A former student has been jailed for 20 months for hacking university computers and selling exam answers for thousands of pounds.
Hayder Aljayyash, 29, was studying for a master’s degree in embedded system design at the University of South Wales when he broke into its systems.
Aljayyash’s crimes were committed between November 2017 and May 2019.
Cardiff Crown Court heard Aljayyash, from Iraq, remained undetected by using “sophisticated” techniques.
It was told he recruited housemate and fellow student Noureldien Eltarki, 30, to find students to buy the papers.
Eltarki, from Libya, was given a nine-month suspended sentence for agreeing to sell unlawfully obtained exams and ordered to do 200 hours of unpaid work.
Both men pleaded guilty to their charges at a previous hearing.
The system breach was discovered by maths lecturer, Liam Harris, while marking an exam in May 2019.
Jim Davis, prosecuting, said it became obvious to Mr Harris a number of students had answered questions by copying his own marking scheme and solutions.
Five students had even copied typing mistakes from Mr Harris’s original working papers.
A team was then set up within the university to investigate and determine the size of the data breach.
Cardiff Crown Court heard the university established a “war room” to process 140 million log records, which identified an IP address – linked to a house in Brook Street, Treforest, where Aljayyash and Eltarki were both living – from which the systems were accessed.
Both men studied at the university’s engineering and computer sciences faculty.
Police were informed of what had happened and arrested Aljayyash at home on 30 May 2019.
Mr Davis told the court police seized computer equipment belonging to Aljayyash, including USB sticks and a laptop which contained “numerous files which matched those downloaded as part of the university breach”.
The court heard the defendant used staff log-in details to access the network almost 700 times.
Mr Davis said Aljayyash used “a sophisticated key logging device to acquire details of staff usernames and passwords”.
Hacking ‘cost university £100,000’
The court heard Aljayyash made about £20,000, including £6,500 from one second-year student.
Eltarki was paid £300 or £400 each time by Aljayyash for finding students to buy the stolen papers.
The court heard the investigation and new security measures cost the university more than £100,000.
Sentencing Aljayyash, Judge Wynn Morgan told the defendant had “obvious talent and skill,” and what he did was “planned and consistent”.
He called the scheme “very sophisticated” and said it had “damaged the reputation of the institution”.
He told Aljayyash that his motive was “financial greed”.
The court heard Aljayyash accepted responsibility for what he did and was “ashamed” of his actions.

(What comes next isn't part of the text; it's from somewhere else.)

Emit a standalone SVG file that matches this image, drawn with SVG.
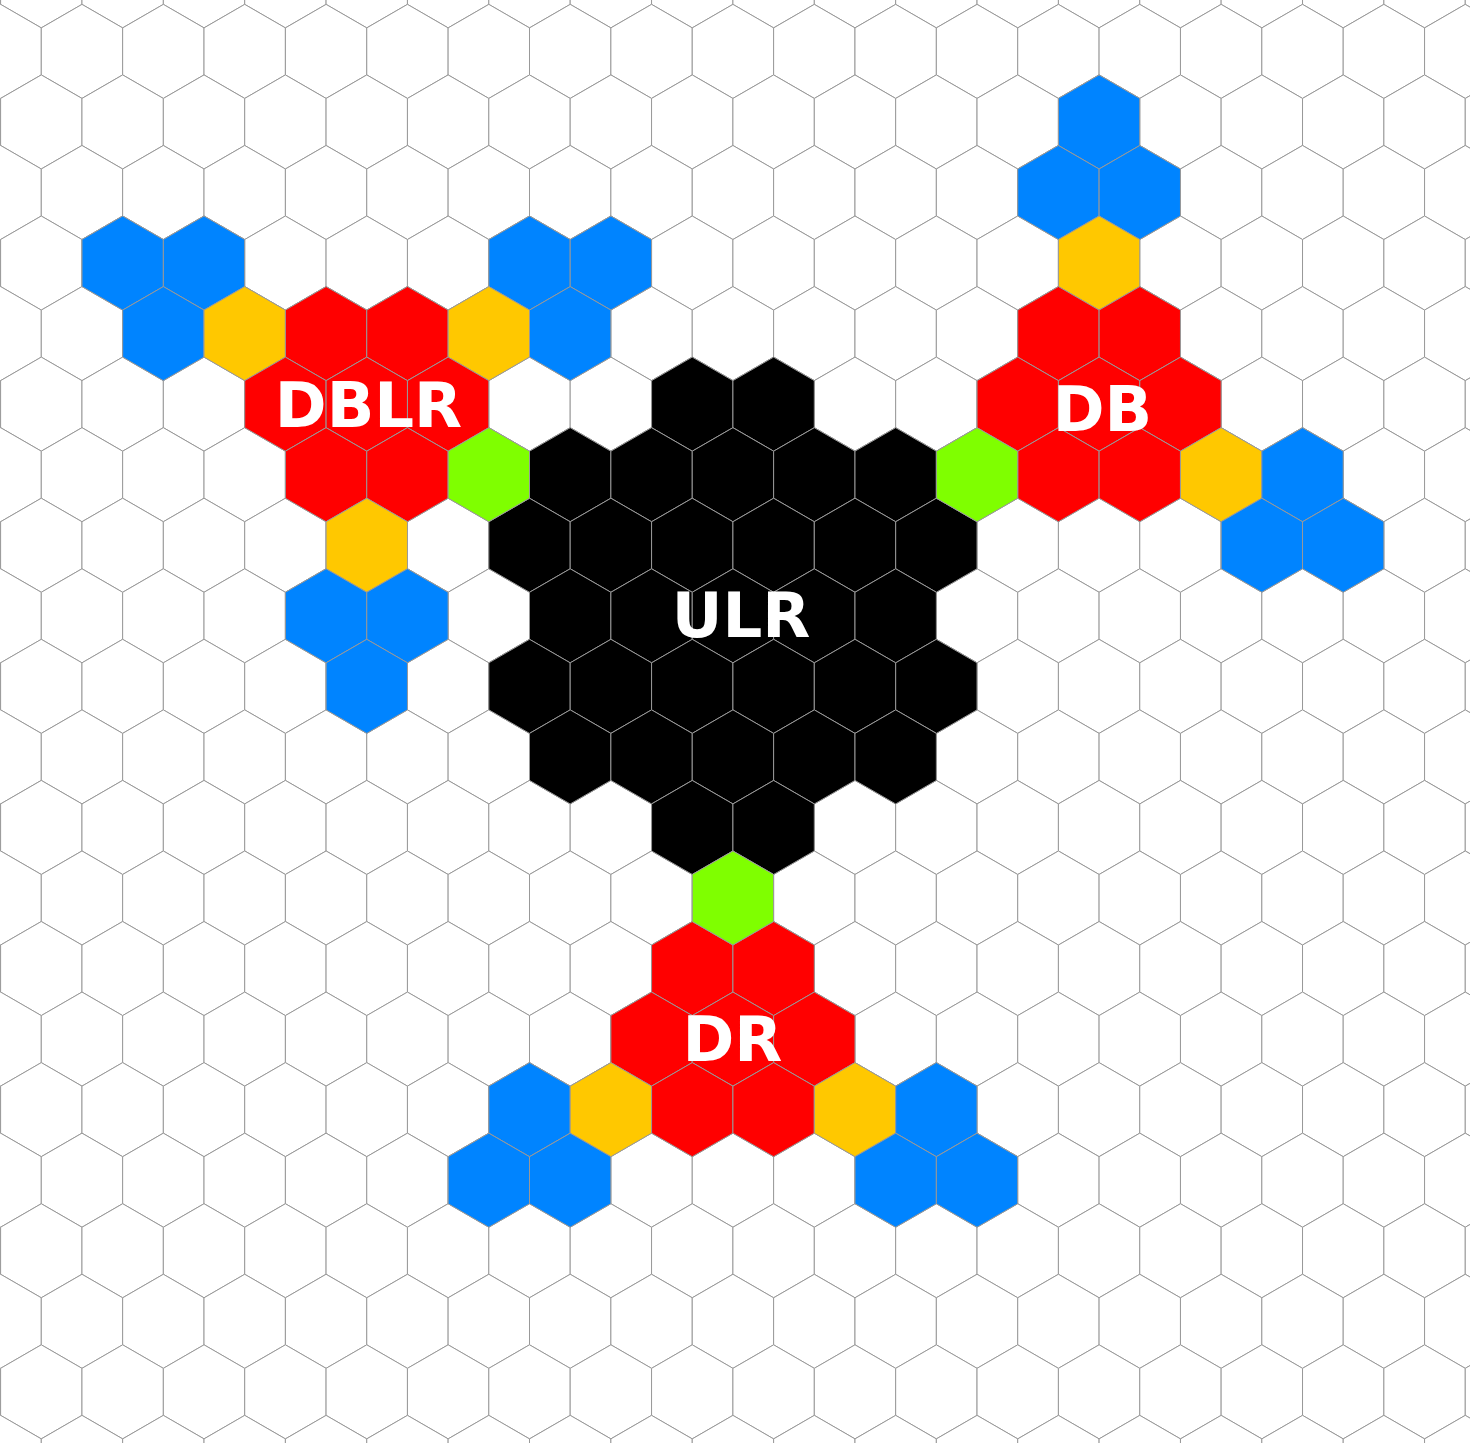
<svg xmlns="http://www.w3.org/2000/svg" xmlns:xlink="http://www.w3.org/1999/xlink" width="1470" height="1443" viewBox="0 0 1470 1443">
<style>
.grid{fill:#ffffff}
use,polygon{stroke:#999999;stroke-width:1}
.bl{fill:#0084ff}
.rd{fill:#ff0000}
.yl{fill:#ffc800}
.gr{fill:#7fff00}
.bk{fill:#000000}
.lbl{font-family:"DejaVu Sans","Liberation Sans",sans-serif;font-weight:bold;font-size:62.5px;fill:#ffffff;text-anchor:middle}
</style>
<defs>
<polygon id="h" points="0,-47.03 40.685,-23.515 40.685,23.515 0,47.03 -40.685,23.515 -40.685,-23.515"/>
<g id="row">
<use href="#h" x="0"/><use href="#h" x="81.37"/><use href="#h" x="162.74"/><use href="#h" x="244.11"/><use href="#h" x="325.48"/><use href="#h" x="406.85"/><use href="#h" x="488.22"/><use href="#h" x="569.59"/><use href="#h" x="650.96"/><use href="#h" x="732.33"/><use href="#h" x="813.7"/><use href="#h" x="895.07"/><use href="#h" x="976.44"/><use href="#h" x="1057.81"/><use href="#h" x="1139.18"/><use href="#h" x="1220.55"/><use href="#h" x="1301.92"/><use href="#h" x="1383.29"/><use href="#h" x="1464.66"/><use href="#h" x="1546.03"/>
</g>
</defs>
<rect width="1470" height="1443" fill="#ffffff"/>
<g id="grid" class="grid">
<use href="#row" transform="translate(-40.085,-19.15)"/>
<use href="#row" transform="translate(0.6,51.4)"/>
<use href="#row" transform="translate(-40.085,121.95)"/>
<use href="#row" transform="translate(0.6,192.5)"/>
<use href="#row" transform="translate(-40.085,263.05)"/>
<use href="#row" transform="translate(0.6,333.6)"/>
<use href="#row" transform="translate(-40.085,404.15)"/>
<use href="#row" transform="translate(0.6,474.7)"/>
<use href="#row" transform="translate(-40.085,545.25)"/>
<use href="#row" transform="translate(0.6,615.8)"/>
<use href="#row" transform="translate(-40.085,686.35)"/>
<use href="#row" transform="translate(0.6,756.9)"/>
<use href="#row" transform="translate(-40.085,827.45)"/>
<use href="#row" transform="translate(0.6,898)"/>
<use href="#row" transform="translate(-40.085,968.55)"/>
<use href="#row" transform="translate(0.6,1039.1)"/>
<use href="#row" transform="translate(-40.085,1109.65)"/>
<use href="#row" transform="translate(0.6,1180.2)"/>
<use href="#row" transform="translate(-40.085,1250.75)"/>
<use href="#row" transform="translate(0.6,1321.3)"/>
<use href="#row" transform="translate(-40.085,1391.85)"/>
<use href="#row" transform="translate(0.6,1462.4)"/>
</g>
<g id="DBLR">
<use href="#h" class="bl" x="122.66" y="263.05"/><use href="#h" class="bl" x="204.03" y="263.05"/>
<use href="#h" class="bl" x="529.51" y="263.05"/><use href="#h" class="bl" x="610.88" y="263.05"/>
<use href="#h" class="bl" x="163.34" y="333.6"/><use href="#h" class="yl" x="244.71" y="333.6"/>
<use href="#h" class="rd" x="326.08" y="333.6"/><use href="#h" class="rd" x="407.45" y="333.6"/>
<use href="#h" class="yl" x="488.82" y="333.6"/><use href="#h" class="bl" x="570.19" y="333.6"/>
<use href="#h" class="rd" x="285.4" y="404.15"/><use href="#h" class="rd" x="366.77" y="404.15"/><use href="#h" class="rd" x="448.14" y="404.15"/>
<use href="#h" class="rd" x="326.08" y="474.7"/><use href="#h" class="rd" x="407.45" y="474.7"/>
<use href="#h" class="yl" x="366.77" y="545.25"/>
<use href="#h" class="bl" x="326.08" y="615.8"/><use href="#h" class="bl" x="407.45" y="615.8"/>
<use href="#h" class="bl" x="366.77" y="686.35"/>
<text class="lbl" x="368.5" y="427">DBLR</text>
</g>
<g id="ULR">
<use href="#h" class="bk" x="692.25" y="404.15"/><use href="#h" class="bk" x="773.62" y="404.15"/>
<use href="#h" class="bk" x="570.19" y="474.7"/><use href="#h" class="bk" x="651.56" y="474.7"/><use href="#h" class="bk" x="732.93" y="474.7"/><use href="#h" class="bk" x="814.3" y="474.7"/><use href="#h" class="bk" x="895.67" y="474.7"/>
<use href="#h" class="bk" x="529.51" y="545.25"/><use href="#h" class="bk" x="610.88" y="545.25"/><use href="#h" class="bk" x="692.25" y="545.25"/><use href="#h" class="bk" x="773.62" y="545.25"/><use href="#h" class="bk" x="854.99" y="545.25"/><use href="#h" class="bk" x="936.36" y="545.25"/>
<use href="#h" class="bk" x="570.19" y="615.8"/><use href="#h" class="bk" x="651.56" y="615.8"/><use href="#h" class="bk" x="732.93" y="615.8"/><use href="#h" class="bk" x="814.3" y="615.8"/><use href="#h" class="bk" x="895.67" y="615.8"/>
<use href="#h" class="bk" x="529.51" y="686.35"/><use href="#h" class="bk" x="610.88" y="686.35"/><use href="#h" class="bk" x="692.25" y="686.35"/><use href="#h" class="bk" x="773.62" y="686.35"/><use href="#h" class="bk" x="854.99" y="686.35"/><use href="#h" class="bk" x="936.36" y="686.35"/>
<use href="#h" class="bk" x="570.19" y="756.9"/><use href="#h" class="bk" x="651.56" y="756.9"/><use href="#h" class="bk" x="732.93" y="756.9"/><use href="#h" class="bk" x="814.3" y="756.9"/><use href="#h" class="bk" x="895.67" y="756.9"/>
<use href="#h" class="bk" x="692.25" y="827.45"/><use href="#h" class="bk" x="773.62" y="827.45"/>
<text class="lbl" x="741" y="637">ULR</text>
</g>
<g id="DB">
<use href="#h" class="bl" x="1099.1" y="121.95"/>
<use href="#h" class="bl" x="1058.41" y="192.5"/><use href="#h" class="bl" x="1139.78" y="192.5"/>
<use href="#h" class="yl" x="1099.1" y="263.05"/>
<use href="#h" class="rd" x="1058.41" y="333.6"/><use href="#h" class="rd" x="1139.78" y="333.6"/>
<use href="#h" class="rd" x="1017.73" y="404.15"/><use href="#h" class="rd" x="1099.1" y="404.15"/><use href="#h" class="rd" x="1180.47" y="404.15"/>
<use href="#h" class="rd" x="1058.41" y="474.7"/><use href="#h" class="rd" x="1139.78" y="474.7"/>
<use href="#h" class="yl" x="1221.15" y="474.7"/><use href="#h" class="bl" x="1302.52" y="474.7"/>
<use href="#h" class="bl" x="1261.84" y="545.25"/><use href="#h" class="bl" x="1343.21" y="545.25"/>
<text class="lbl" x="1102.5" y="431">DB</text>
</g>
<g id="DR">
<use href="#h" class="rd" x="692.25" y="968.55"/><use href="#h" class="rd" x="773.62" y="968.55"/>
<use href="#h" class="rd" x="651.56" y="1039.1"/><use href="#h" class="rd" x="732.93" y="1039.1"/><use href="#h" class="rd" x="814.3" y="1039.1"/>
<use href="#h" class="bl" x="529.51" y="1109.65"/><use href="#h" class="yl" x="610.88" y="1109.65"/>
<use href="#h" class="rd" x="692.25" y="1109.65"/><use href="#h" class="rd" x="773.62" y="1109.65"/>
<use href="#h" class="yl" x="854.99" y="1109.65"/><use href="#h" class="bl" x="936.36" y="1109.65"/>
<use href="#h" class="bl" x="488.82" y="1180.2"/><use href="#h" class="bl" x="570.19" y="1180.2"/>
<use href="#h" class="bl" x="895.67" y="1180.2"/><use href="#h" class="bl" x="977.04" y="1180.2"/>
<text class="lbl" x="732.5" y="1061">DR</text>
</g>
<g id="connectors">
<use href="#h" class="gr" x="488.82" y="474.7"/>
<use href="#h" class="gr" x="977.04" y="474.7"/>
<use href="#h" class="gr" x="732.93" y="898"/>
</g>
</svg>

The court was told he has moved to Doncaster, where he was volunteering at a charity shop fixing laptops and helping other asylum seekers to use technology.
The court heard he was “intent on helping people use the internet for good”.
Susan Ferrier, who defended Eltarki, told the court her client realised he had made as “stupid a decision as he could have”.
Judge Wynn Morgan told Eltarki the “scheme was evidently not your idea but you attempted making money on the side which is self-evidently wrong”.
After the case, South Wales Police’s Det Con Marc Troake said: “Through collaborative and intensive investigation involving South Wales Police and IT teams at the University of South Wales, we were able to trace these individuals who believed they could cheat the system.
“I hope that this sentence serves as a warning to those thinking about attempting to overcome security protocols for financial gain.”